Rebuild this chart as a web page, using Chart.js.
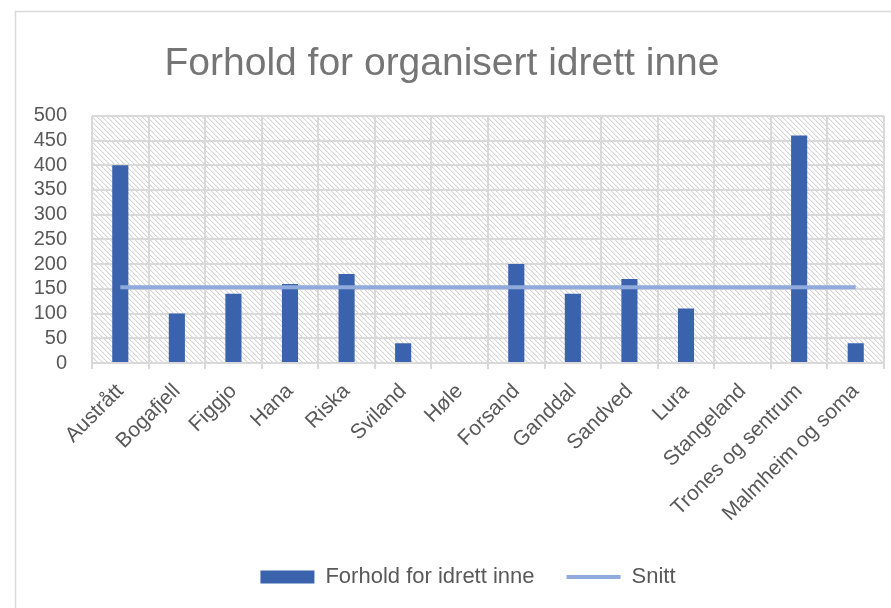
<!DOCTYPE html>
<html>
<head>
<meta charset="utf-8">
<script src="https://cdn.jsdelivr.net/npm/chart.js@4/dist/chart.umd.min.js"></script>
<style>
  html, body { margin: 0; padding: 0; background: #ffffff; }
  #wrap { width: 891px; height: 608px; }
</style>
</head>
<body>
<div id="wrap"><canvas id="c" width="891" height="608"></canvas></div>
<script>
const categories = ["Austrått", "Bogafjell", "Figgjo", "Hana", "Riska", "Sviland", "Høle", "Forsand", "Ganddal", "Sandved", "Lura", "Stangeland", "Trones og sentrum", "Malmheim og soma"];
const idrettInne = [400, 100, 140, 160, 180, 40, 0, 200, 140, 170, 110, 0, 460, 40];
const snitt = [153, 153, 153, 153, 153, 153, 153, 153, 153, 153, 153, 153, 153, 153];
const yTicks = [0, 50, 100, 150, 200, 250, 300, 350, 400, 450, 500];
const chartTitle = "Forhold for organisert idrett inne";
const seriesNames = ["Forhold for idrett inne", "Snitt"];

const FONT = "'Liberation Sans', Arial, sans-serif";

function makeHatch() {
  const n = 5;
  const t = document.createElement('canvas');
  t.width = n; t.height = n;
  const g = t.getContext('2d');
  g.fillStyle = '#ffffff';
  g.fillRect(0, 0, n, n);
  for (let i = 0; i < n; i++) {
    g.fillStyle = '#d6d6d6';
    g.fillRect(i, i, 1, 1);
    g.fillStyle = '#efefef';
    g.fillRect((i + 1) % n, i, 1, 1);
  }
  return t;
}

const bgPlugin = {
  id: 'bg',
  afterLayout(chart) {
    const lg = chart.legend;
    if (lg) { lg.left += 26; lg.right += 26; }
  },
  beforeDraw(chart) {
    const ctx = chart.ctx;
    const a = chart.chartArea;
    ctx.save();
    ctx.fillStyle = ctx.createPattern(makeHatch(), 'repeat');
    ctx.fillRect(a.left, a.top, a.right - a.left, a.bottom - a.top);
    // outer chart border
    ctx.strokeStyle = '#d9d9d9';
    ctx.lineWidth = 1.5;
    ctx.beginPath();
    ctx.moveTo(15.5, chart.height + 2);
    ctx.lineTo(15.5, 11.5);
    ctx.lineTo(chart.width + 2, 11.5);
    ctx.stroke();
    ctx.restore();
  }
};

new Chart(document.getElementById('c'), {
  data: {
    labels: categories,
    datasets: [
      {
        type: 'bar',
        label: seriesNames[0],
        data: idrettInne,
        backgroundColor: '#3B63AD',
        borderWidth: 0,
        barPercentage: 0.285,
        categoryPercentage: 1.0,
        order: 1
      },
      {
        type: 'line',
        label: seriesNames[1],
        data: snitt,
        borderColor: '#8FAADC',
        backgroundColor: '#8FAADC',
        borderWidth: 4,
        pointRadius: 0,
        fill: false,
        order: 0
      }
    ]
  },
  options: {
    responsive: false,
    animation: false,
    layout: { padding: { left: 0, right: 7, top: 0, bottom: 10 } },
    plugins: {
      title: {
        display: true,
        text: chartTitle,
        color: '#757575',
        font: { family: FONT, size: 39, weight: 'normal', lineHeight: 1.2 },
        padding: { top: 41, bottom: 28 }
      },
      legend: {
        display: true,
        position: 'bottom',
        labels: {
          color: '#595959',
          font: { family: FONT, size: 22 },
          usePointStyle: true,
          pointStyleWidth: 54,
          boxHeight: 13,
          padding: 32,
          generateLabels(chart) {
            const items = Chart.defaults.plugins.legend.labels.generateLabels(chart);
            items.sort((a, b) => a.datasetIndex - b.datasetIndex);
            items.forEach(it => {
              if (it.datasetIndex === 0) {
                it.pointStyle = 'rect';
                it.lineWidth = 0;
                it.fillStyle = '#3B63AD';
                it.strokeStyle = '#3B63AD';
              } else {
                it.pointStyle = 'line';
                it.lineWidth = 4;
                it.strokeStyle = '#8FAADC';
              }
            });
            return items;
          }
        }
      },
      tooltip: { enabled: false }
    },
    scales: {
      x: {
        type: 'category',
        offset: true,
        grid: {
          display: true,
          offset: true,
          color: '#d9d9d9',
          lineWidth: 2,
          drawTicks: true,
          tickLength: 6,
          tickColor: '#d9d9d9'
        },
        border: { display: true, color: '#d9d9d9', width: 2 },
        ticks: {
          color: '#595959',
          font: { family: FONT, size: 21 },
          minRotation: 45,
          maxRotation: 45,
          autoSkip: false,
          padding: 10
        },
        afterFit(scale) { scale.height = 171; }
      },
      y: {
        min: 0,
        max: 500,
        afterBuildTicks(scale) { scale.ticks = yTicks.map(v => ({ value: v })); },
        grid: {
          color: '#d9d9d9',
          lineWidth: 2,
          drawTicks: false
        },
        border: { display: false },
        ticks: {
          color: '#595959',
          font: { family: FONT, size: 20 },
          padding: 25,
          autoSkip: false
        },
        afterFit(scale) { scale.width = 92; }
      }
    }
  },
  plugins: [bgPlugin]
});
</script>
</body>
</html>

## Problem
Write the material out again exactly as it appears, dropping the pictures.

## Task result
Rebuild this chart as a web page, using Chart.js.
<!DOCTYPE html>
<html>
<head>
<meta charset="utf-8">
<script src="https://cdn.jsdelivr.net/npm/chart.js@4/dist/chart.umd.min.js"></script>
<style>
  html, body { margin: 0; padding: 0; background: #ffffff; }
  #wrap { width: 891px; height: 608px; }
</style>
</head>
<body>
<div id="wrap"><canvas id="c" width="891" height="608"></canvas></div>
<script>
const categories = ["Austrått", "Bogafjell", "Figgjo", "Hana", "Riska", "Sviland", "Høle", "Forsand", "Ganddal", "Sandved", "Lura", "Stangeland", "Trones og sentrum", "Malmheim og soma"];
const idrettInne = [400, 100, 140, 160, 180, 40, 0, 200, 140, 170, 110, 0, 460, 40];
const snitt = [153, 153, 153, 153, 153, 153, 153, 153, 153, 153, 153, 153, 153, 153];
const yTicks = [0, 50, 100, 150, 200, 250, 300, 350, 400, 450, 500];
const chartTitle = "Forhold for organisert idrett inne";
const seriesNames = ["Forhold for idrett inne", "Snitt"];

const FONT = "'Liberation Sans', Arial, sans-serif";

function makeHatch() {
  const n = 5;
  const t = document.createElement('canvas');
  t.width = n; t.height = n;
  const g = t.getContext('2d');
  g.fillStyle = '#ffffff';
  g.fillRect(0, 0, n, n);
  for (let i = 0; i < n; i++) {
    g.fillStyle = '#d6d6d6';
    g.fillRect(i, i, 1, 1);
    g.fillStyle = '#efefef';
    g.fillRect((i + 1) % n, i, 1, 1);
  }
  return t;
}

const bgPlugin = {
  id: 'bg',
  afterLayout(chart) {
    const lg = chart.legend;
    if (lg) { lg.left += 26; lg.right += 26; }
  },
  beforeDraw(chart) {
    const ctx = chart.ctx;
    const a = chart.chartArea;
    ctx.save();
    ctx.fillStyle = ctx.createPattern(makeHatch(), 'repeat');
    ctx.fillRect(a.left, a.top, a.right - a.left, a.bottom - a.top);
    // outer chart border
    ctx.strokeStyle = '#d9d9d9';
    ctx.lineWidth = 1.5;
    ctx.beginPath();
    ctx.moveTo(15.5, chart.height + 2);
    ctx.lineTo(15.5, 11.5);
    ctx.lineTo(chart.width + 2, 11.5);
    ctx.stroke();
    ctx.restore();
  }
};

new Chart(document.getElementById('c'), {
  data: {
    labels: categories,
    datasets: [
      {
        type: 'bar',
        label: seriesNames[0],
        data: idrettInne,
        backgroundColor: '#3B63AD',
        borderWidth: 0,
        barPercentage: 0.285,
        categoryPercentage: 1.0,
        order: 1
      },
      {
        type: 'line',
        label: seriesNames[1],
        data: snitt,
        borderColor: '#8FAADC',
        backgroundColor: '#8FAADC',
        borderWidth: 4,
        pointRadius: 0,
        fill: false,
        order: 0
      }
    ]
  },
  options: {
    responsive: false,
    animation: false,
    layout: { padding: { left: 0, right: 7, top: 0, bottom: 10 } },
    plugins: {
      title: {
        display: true,
        text: chartTitle,
        color: '#757575',
        font: { family: FONT, size: 39, weight: 'normal', lineHeight: 1.2 },
        padding: { top: 41, bottom: 28 }
      },
      legend: {
        display: true,
        position: 'bottom',
        labels: {
          color: '#595959',
          font: { family: FONT, size: 22 },
          usePointStyle: true,
          pointStyleWidth: 54,
          boxHeight: 13,
          padding: 32,
          generateLabels(chart) {
            const items = Chart.defaults.plugins.legend.labels.generateLabels(chart);
            items.sort((a, b) => a.datasetIndex - b.datasetIndex);
            items.forEach(it => {
              if (it.datasetIndex === 0) {
                it.pointStyle = 'rect';
                it.lineWidth = 0;
                it.fillStyle = '#3B63AD';
                it.strokeStyle = '#3B63AD';
              } else {
                it.pointStyle = 'line';
                it.lineWidth = 4;
                it.strokeStyle = '#8FAADC';
              }
            });
            return items;
          }
        }
      },
      tooltip: { enabled: false }
    },
    scales: {
      x: {
        type: 'category',
        offset: true,
        grid: {
          display: true,
          offset: true,
          color: '#d9d9d9',
          lineWidth: 2,
          drawTicks: true,
          tickLength: 6,
          tickColor: '#d9d9d9'
        },
        border: { display: true, color: '#d9d9d9', width: 2 },
        ticks: {
          color: '#595959',
          font: { family: FONT, size: 21 },
          minRotation: 45,
          maxRotation: 45,
          autoSkip: false,
          padding: 10
        },
        afterFit(scale) { scale.height = 171; }
      },
      y: {
        min: 0,
        max: 500,
        afterBuildTicks(scale) { scale.ticks = yTicks.map(v => ({ value: v })); },
        grid: {
          color: '#d9d9d9',
          lineWidth: 2,
          drawTicks: false
        },
        border: { display: false },
        ticks: {
          color: '#595959',
          font: { family: FONT, size: 20 },
          padding: 25,
          autoSkip: false
        },
        afterFit(scale) { scale.width = 92; }
      }
    }
  },
  plugins: [bgPlugin]
});
</script>
</body>
</html>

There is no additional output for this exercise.